4. Concerned about what the Pharisees who had a lot of power might do, Jesus' disciples said, “Do you realize you offended the Pharisees by what you just said?”

a. They saying to Jesus, "take it easy Lord, you're going to get all of us in trouble."

b. Jesus knew very well that His statement about ceremonial washings undercut the very foundation of the legalistic system of the Pharisees and that they would be greatly offended by it.

c. He meant to offend them (MacArthur New Testament Commentary – Matthew 8-15).

d. Jesus is interested in speaking God's truth, not in winning influential allies.

e. Although many people respected blunt, radical teachers, polite Mediterranean society generally emphasized public respect toward persons of appropriate rank.

f. When one is planning to get crucified anyway, however, one does not need to accommodate the opinions of those who lead God's people astray.

5. Rather than being concerned as to what the Pharisees might think Jesus tells his disciples, “Every plant not planted by my heavenly Father will be uprooted, so ignore them. They are blind guides leading the blind, and if one blind person guides another, they will both fall into a ditch.”

a. Jesus responds by alluding back to the prophetic image of building or tearing down, planting or uprooting people according to God's message.

b.

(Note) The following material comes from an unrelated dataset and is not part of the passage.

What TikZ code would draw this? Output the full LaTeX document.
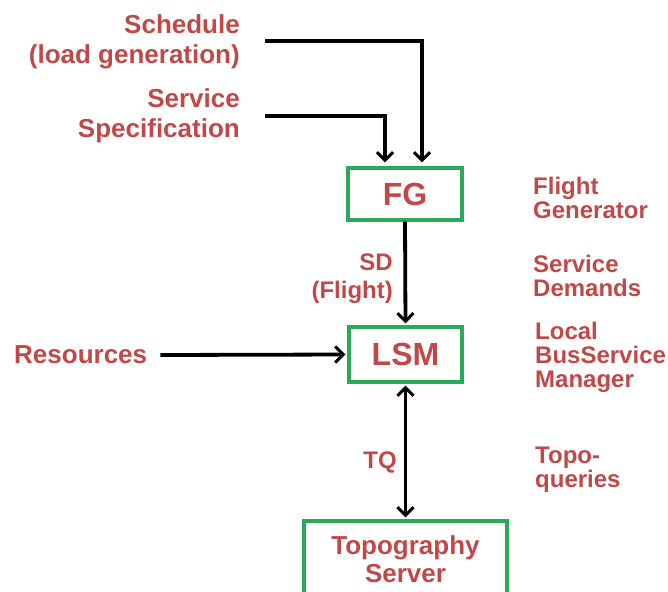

Jesus' calling the Pharisees blind guides was a play on their own description of themselves as "leaders of the blind."

c. Jesus was saying, "Yes, you are leaders of the blind; but you are in the same condition as those you lead. You yourselves are blind" (MacArthur New Testament Commentary – Matthew 8-15).

d. However, Jesus point to them is clear, don't worry about what is on the outside but on what is inside.

B. From Within

1. Illustration: Years ago, Tina and I were a part of a Christian rock band. One year we played at an outdoor Christian fesitval and we kept seeing all of these rather rough looking bikers. In my ignorance I began to think to myself, "what are these heathens doing here?" Until I noticed their leather vests which simply said, "Sons of God." They were Christian bikers and they were going around the festival serving the groups that were playing and witnessing to the lost. I was judging them based on what I saw on the outside, but God was seeing them based on what is on the inside.

2. God is much more concerned about what is inside a person.

a. 1 Samuel 16:7 (NLT)

The Lord doesn’t see things the way you see them. People judge by outward appearance, but the Lord looks at the heart.”

b. He is not as concerned about their clothes as he is about whether their robes have been washed in the precious blood of Jesus.

c. He is not concerned about their hair as he is about their hearts.

d. He does judge people by how they appear on the outside, but how they look on the inside.

3. God doesn't care as much about what side of the track they've come from as he does about whether they've been transformed.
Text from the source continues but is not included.